Boeing launches 7E7 airliner

Firm gets 50-plane order from All Nippon Airways

? Boeing Co. needed some good news, and it got some Monday.

The beleaguered aerospace giant officially launched its new 7E7 Dreamliner passenger jet with a massive 50-plane order from All Nippon Airways — Boeing’s biggest initial order for a new model.

The deal would be worth $6 billion at the list price of $120 million a plane, but major airline customers typically negotiate steep discounts. Neither Boeing nor ANA released a price for the order.

Good news has been scarce for Boeing’s Seattle-based commercial airplanes division, which has endured a drought of new airplane orders and had to shelve two earlier commercial jet programs for lack of customer interest. Furthermore, European archrival Airbus pulled ahead of Boeing in jetliner deliveries last year for the first time.

“Boeing had really kind of developed an image of ‘all hat and no cattle,’ to use a Texas term, so this finally is saying, ‘Yeah, we’re here to make airplanes,'” aviation consultant Scott Hamilton said.

The Chicago-based aerospace giant also has been shaken by embarrassing scandals in its defense business, which cast a cloud over the company and prompted the resignation of former chief executive Phil Condit.

“This was exactly what they needed — and then a little more,” said Richard Aboulafia, an analyst with the Teal Group.

Mike Bair, Boeing’s senior vice president for the 7E7 program, called the All Nippon deal a “really, really important thing for the Boeing company.”

He said Boeing expected to announce additional 7E7 orders soon and that Chinese carriers were especially interested in the plane to meet growing passenger demands and increased cargo needs. But he also noted that the company had made firm offers to more than a dozen carriers, including “a couple” of U.S. carriers.

The All Nippon order broke Boeing’s record for launch orders, set in 1960 when Eastern Airlines and United Airlines each ordered 40 727s.

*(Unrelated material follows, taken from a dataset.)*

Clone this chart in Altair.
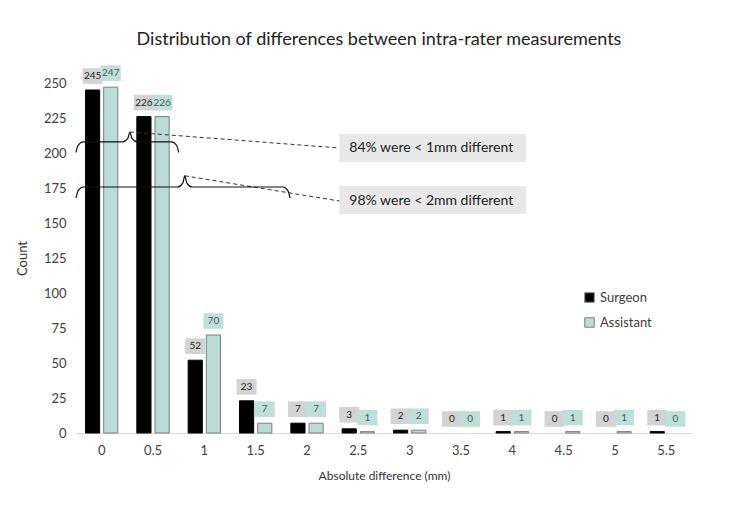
import altair as alt
import pandas as pd

# ---- data -------------------------------------------------------------
cats = ["0", "0.5", "1", "1.5", "2", "2.5", "3", "3.5", "4", "4.5", "5", "5.5"]
surgeon = [245, 226, 52, 23, 7, 3, 2, 0, 1, 0, 0, 1]
assistant = [247, 226, 70, 7, 7, 1, 2, 0, 1, 1, 1, 0]
series = ["Surgeon", "Assistant"]
y_ticks = [0, 25, 50, 75, 100, 125, 150, 175, 200, 225, 250]

# annotation geometry in "band units" (0..12 across x) and count units (y)
brace_ids = ["b1", "b2"]
brace_start = [0.0, 0.0]
brace_tip = [1.05, 2.12]
brace_end = [2.0, 4.17]
brace_line = [208.0, 175.7]
brace_drop = [7.5, 8.0]
brace_rise = [7.0, 8.0]

callout_text = ["84% were < 1mm different", "98% were < 2mm different"]
callout_x = [5.13, 5.13]
callout_x2 = [8.77, 8.77]
callout_y = [213.6, 176.4]
callout_y2 = [193.6, 156.4]
callout_line_y = [203.6, 165.7]

# ---- tables -----------------------------------------------------------
rows = []
for i, c in enumerate(cats):
    rows.append({"cat": c, "series": "Surgeon", "count": surgeon[i]})
    rows.append({"cat": c, "series": "Assistant", "count": assistant[i]})
df = pd.DataFrame(rows)

brace_rows = []
for k, bid in enumerate(brace_ids):
    s, t, e = brace_start[k], brace_tip[k], brace_end[k]
    L, d, r = brace_line[k], brace_drop[k], brace_rise[k]
    pts = [
        (s, L - d), (s + 0.04, L - d * 0.35), (s + 0.14, L),
        (t - 0.14, L), (t - 0.04, L + r * 0.35), (t, L + r),
        (t + 0.04, L + r * 0.35), (t + 0.14, L),
        (e - 0.14, L), (e - 0.04, L - d * 0.35), (e, L - d),
    ]
    for j, (px, py) in enumerate(pts):
        brace_rows.append({"id": bid, "o": j, "bx": px, "by": py})
braces = pd.DataFrame(brace_rows)

calls = pd.DataFrame({
    "label": callout_text,
    "x": callout_x, "x2": callout_x2,
    "y": callout_y, "y2": callout_y2,
    "ly": callout_line_y,
    "tx": brace_tip,
    "ty": [brace_line[k] + brace_rise[k] for k in range(2)],
})

FONT = "Lato"

yscale = alt.Scale(domain=[0, 250], nice=False)
xband = alt.Scale(domain=cats, paddingInner=0.37, paddingOuter=0.185)
offscale = alt.Scale(domain=series, paddingInner=0.22, paddingOuter=0)

x_axis = alt.Axis(title="Absolute difference (mm)", labelAngle=0,
                  ticks=False, domainColor="#D9D9D9", labelFontSize=13,
                  labelColor="#404040", labelPadding=11, titleFontSize=12,
                  titleFontWeight="normal", titleColor="#333333",
                  titlePadding=13)
y_axis = alt.Axis(title="Count", values=y_ticks, tickCount=11,
                  labelOverlap=False,
                  ticks=False, domain=False, grid=False, labelFontSize=13,
                  labelColor="#404040", labelPadding=10, titleFontSize=13,
                  titleFontWeight="normal", titleColor="#333333",
                  titlePadding=14)

x_enc = alt.X("cat:N", sort=cats, scale=xband, axis=x_axis, title="Absolute difference (mm)")
xoff = alt.XOffset("series:N", sort=series, scale=offscale)


def yq(field):
    return alt.Y(field, scale=yscale, axis=y_axis, title="Count")


bars = alt.Chart(df).transform_filter("datum.count > 0").mark_bar(strokeWidth=1).encode(
    x=x_enc,
    xOffset=xoff,
    y=yq("count:Q"),
    color=alt.Color("series:N", sort=series,
                    scale=alt.Scale(domain=series, range=["#000000", "#BBDCD5"]),
                    legend=alt.Legend(title=None)),
    stroke=alt.Stroke("series:N", sort=series,
                      scale=alt.Scale(domain=series, range=["#000000", "#7F7F7F"]),
                      legend=None),
)

boxes = alt.Chart(df).mark_point(
    shape="M-1,-0.78H1V0.78H-1Z", filled=True, opacity=1, size=400, yOffset=-14,
).encode(
    x=x_enc,
    xOffset=xoff,
    y=yq("count:Q"),
    fill=alt.Fill("series:N", sort=series,
                  scale=alt.Scale(domain=series, range=["#D3D3D3", "#BFE0D8"]),
                  legend=None),
)

texts = alt.Chart(df).mark_text(
    fontSize=10, font=FONT, yOffset=-14, baseline="middle",
).encode(
    x=x_enc,
    xOffset=xoff,
    y=yq("count:Q"),
    text=alt.Text("count:Q"),
    color=alt.Color("series:N", sort=series,
                    scale=alt.Scale(domain=series, range=["#222222", "#4A5A57"]),
                    legend=None),
)

main = alt.layer(bars, boxes, texts).resolve_scale(color="independent", fill="independent")

ax = alt.Scale(domain=[0, 12], nice=False, zero=False)

brace_lines = alt.Chart(braces).mark_line(
    color="#111111", strokeWidth=1.2, interpolate="monotone"
).encode(
    x=alt.X("bx:Q", scale=ax, axis=None),
    y=yq("by:Q"),
    detail="id:N",
    order="o:Q",
)

dashes = alt.Chart(calls).mark_rule(
    color="#333333", strokeWidth=1, strokeDash=[4, 3]
).encode(
    x=alt.X("tx:Q", scale=ax, axis=None),
    y=yq("ty:Q"),
    x2="x:Q",
    y2="ly:Q",
)

call_rects = alt.Chart(calls).mark_rect(color="#E8E8E8").encode(
    x=alt.X("x:Q", scale=ax, axis=None),
    x2="x2:Q",
    y=yq("y:Q"),
    y2="y2:Q",
)

call_texts = alt.Chart(calls).mark_text(
    align="left", baseline="middle", fontSize=14, font=FONT, color="#222222", dx=10
).encode(
    x=alt.X("x:Q", scale=ax, axis=None),
    y=yq("ly:Q"),
    text="label:N",
)

annot = alt.layer(call_rects, dashes, brace_lines, call_texts)

chart = alt.layer(main, annot).resolve_scale(x="independent").properties(
    width=616, height=350,
    autosize=alt.AutoSizeParams(type="none"),
    padding={"left": 68, "top": 75, "right": 35, "bottom": 70},
    title=alt.TitleParams(
        "Distribution of differences between intra-rater measurements",
        fontSize=18, font=FONT, fontWeight="normal", color="#222222",
        anchor="middle", frame="group", offset=16, dx=-5,
    ),
).configure(font=FONT).configure_view(stroke=None).configure_legend(
    orient="none", legendX=507, legendY=208, symbolType="square", symbolSize=90,
    labelFontSize=13, labelColor="#404040", rowPadding=10, symbolStrokeWidth=1,
    symbolStrokeColor="#7F7F7F",
    labelFont=FONT, labelFontWeight="normal",
).configure_axis(labelFont=FONT, titleFont=FONT)

chart.save("out.html", embed_options={"renderer": "svg", "actions": False})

This Boeing Co. model of a Boeing 7E7 Dreamliner passenger jet has an All Nippon Airways paint scheme.

The 7E7 — the “E” stands for efficiency — is the first new airplane Boeing has introduced in more than a decade, since it launched the 777 in October 1990.

Boeing says the Dreamliner will use 15 percent to 20 percent less fuel per passenger. It will have bigger windows and slightly wider aisles and seats than other planes. Boeing will assemble the plane in Everett, about 25 miles north of Seattle, where the 747, 767 and 777 are made.

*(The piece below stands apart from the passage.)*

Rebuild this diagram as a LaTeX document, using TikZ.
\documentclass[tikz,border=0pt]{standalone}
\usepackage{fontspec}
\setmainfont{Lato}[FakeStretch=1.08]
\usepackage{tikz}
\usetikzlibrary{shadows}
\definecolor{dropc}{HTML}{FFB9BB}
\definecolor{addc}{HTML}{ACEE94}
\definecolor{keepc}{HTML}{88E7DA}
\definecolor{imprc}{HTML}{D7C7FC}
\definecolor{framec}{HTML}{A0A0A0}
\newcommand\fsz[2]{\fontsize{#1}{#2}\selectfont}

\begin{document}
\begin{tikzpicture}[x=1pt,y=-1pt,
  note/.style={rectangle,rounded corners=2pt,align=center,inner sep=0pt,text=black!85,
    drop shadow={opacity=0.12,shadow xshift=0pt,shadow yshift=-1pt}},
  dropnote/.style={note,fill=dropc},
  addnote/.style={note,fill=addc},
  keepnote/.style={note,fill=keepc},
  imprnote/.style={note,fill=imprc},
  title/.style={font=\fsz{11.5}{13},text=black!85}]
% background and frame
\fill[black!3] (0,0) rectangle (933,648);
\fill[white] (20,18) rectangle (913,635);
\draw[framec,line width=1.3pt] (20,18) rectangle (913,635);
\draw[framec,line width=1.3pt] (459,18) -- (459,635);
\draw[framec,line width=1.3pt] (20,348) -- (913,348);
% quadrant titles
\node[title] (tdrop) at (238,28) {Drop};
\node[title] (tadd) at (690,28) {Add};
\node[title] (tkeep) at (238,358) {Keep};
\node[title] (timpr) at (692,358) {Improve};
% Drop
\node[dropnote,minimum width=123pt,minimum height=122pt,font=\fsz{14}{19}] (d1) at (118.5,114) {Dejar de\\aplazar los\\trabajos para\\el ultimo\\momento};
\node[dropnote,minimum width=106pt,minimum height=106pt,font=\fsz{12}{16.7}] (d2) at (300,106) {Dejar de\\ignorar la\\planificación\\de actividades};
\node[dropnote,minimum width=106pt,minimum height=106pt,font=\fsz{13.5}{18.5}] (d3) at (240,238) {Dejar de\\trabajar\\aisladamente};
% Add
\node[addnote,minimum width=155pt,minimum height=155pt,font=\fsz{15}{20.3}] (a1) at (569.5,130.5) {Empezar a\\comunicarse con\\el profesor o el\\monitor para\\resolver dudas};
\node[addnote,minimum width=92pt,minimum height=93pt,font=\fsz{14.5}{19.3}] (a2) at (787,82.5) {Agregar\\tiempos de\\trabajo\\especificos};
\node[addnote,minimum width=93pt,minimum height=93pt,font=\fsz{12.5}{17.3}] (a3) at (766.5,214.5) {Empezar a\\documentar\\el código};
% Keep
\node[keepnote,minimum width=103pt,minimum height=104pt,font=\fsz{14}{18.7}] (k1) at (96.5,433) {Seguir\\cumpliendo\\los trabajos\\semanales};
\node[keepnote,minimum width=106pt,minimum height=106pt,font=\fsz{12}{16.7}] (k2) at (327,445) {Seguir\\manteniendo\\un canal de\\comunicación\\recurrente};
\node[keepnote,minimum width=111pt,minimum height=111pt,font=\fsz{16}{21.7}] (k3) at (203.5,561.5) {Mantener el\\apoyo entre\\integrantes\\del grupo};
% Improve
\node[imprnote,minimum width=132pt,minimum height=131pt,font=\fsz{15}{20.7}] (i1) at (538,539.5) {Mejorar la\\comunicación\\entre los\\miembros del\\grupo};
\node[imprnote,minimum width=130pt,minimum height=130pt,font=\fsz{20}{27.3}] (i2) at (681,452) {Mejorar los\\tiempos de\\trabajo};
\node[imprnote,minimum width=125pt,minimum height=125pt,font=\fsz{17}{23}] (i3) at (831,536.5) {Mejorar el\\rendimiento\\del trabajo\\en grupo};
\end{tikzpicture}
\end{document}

The company’s Wichita, Kan., facility, which Boeing is considering selling, is slated to build the Dreamliner’s engine pylons, forward fuselage and flight deck.

Production is to begin in 2006, and the airplane is expected to be in service in 2008.

Mitsubishi, Kawasaki and Fuji Heavy Industries, Japan’s three leading industrial conglomerates, will build about 35 percent of the 7E7, including the wings — the first time outside companies have been given the lead in wing production for a Boeing commercial jet.

Boeing is relying heavily on outside companies to supply parts for the 7E7, and its push to keep costs low is expected to ripple through the industry.

“It’s going to be a whole new way of building a plane, and it’s going to press everybody beneath them,” Aboulafia said.